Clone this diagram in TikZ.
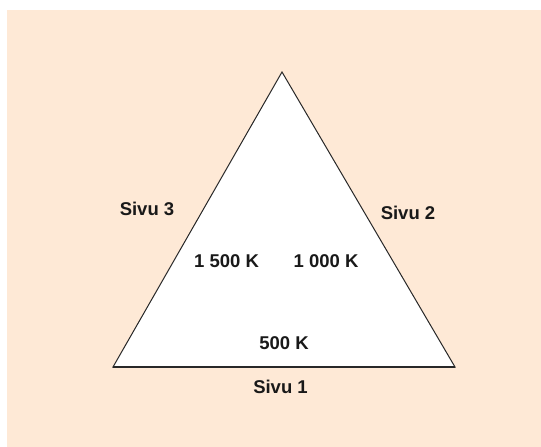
\documentclass[tikz,border=0pt]{standalone}
\usepackage{fontspec}
\setmainfont{Liberation Sans}
\definecolor{peach}{RGB}{254,233,214}
\definecolor{edge}{RGB}{40,40,40}
\tikzset{
  lbl/.style={font=\fontsize{18.5}{21}\selectfont\bfseries, text=black!90, inner sep=0pt},
  tri/.style={draw=edge, line width=1pt, fill=white, line join=miter}
}
\begin{document}
\begin{tikzpicture}[x=1pt,y=-1pt]
\useasboundingbox (0,0) rectangle (541,447);
\fill[peach] (7,10) rectangle (541,447);
\coordinate (A) at (282,72);
\coordinate (B) at (113,367);
\coordinate (C) at (455,367);
\draw[tri] (A) -- (C) -- (B) -- cycle;
\draw[edge, line width=1.4pt] (B) -- (C);
\node[lbl] (s3) at (147,208.5) {Sivu 3};
\node[lbl] (s2) at (408,213) {Sivu 2};
\node[lbl] (t1) at (226.5,261.5) {1 500 K};
\node[lbl] (t2) at (326,261.5) {1 000 K};
\node[lbl] (t3) at (284,343) {500 K};
\node[lbl] (s1) at (280.5,386.5) {Sivu 1};
\end{tikzpicture}
\end{document}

## Challenge
Restate the whole listing above exactly, please, omitting every image.

## Problem solution
Clone this diagram in TikZ.
\documentclass[tikz,border=0pt]{standalone}
\usepackage{fontspec}
\setmainfont{Liberation Sans}
\definecolor{peach}{RGB}{254,233,214}
\definecolor{edge}{RGB}{40,40,40}
\tikzset{
  lbl/.style={font=\fontsize{18.5}{21}\selectfont\bfseries, text=black!90, inner sep=0pt},
  tri/.style={draw=edge, line width=1pt, fill=white, line join=miter}
}
\begin{document}
\begin{tikzpicture}[x=1pt,y=-1pt]
\useasboundingbox (0,0) rectangle (541,447);
\fill[peach] (7,10) rectangle (541,447);
\coordinate (A) at (282,72);
\coordinate (B) at (113,367);
\coordinate (C) at (455,367);
\draw[tri] (A) -- (C) -- (B) -- cycle;
\draw[edge, line width=1.4pt] (B) -- (C);
\node[lbl] (s3) at (147,208.5) {Sivu 3};
\node[lbl] (s2) at (408,213) {Sivu 2};
\node[lbl] (t1) at (226.5,261.5) {1 500 K};
\node[lbl] (t2) at (326,261.5) {1 000 K};
\node[lbl] (t3) at (284,343) {500 K};
\node[lbl] (s1) at (280.5,386.5) {Sivu 1};
\end{tikzpicture}
\end{document}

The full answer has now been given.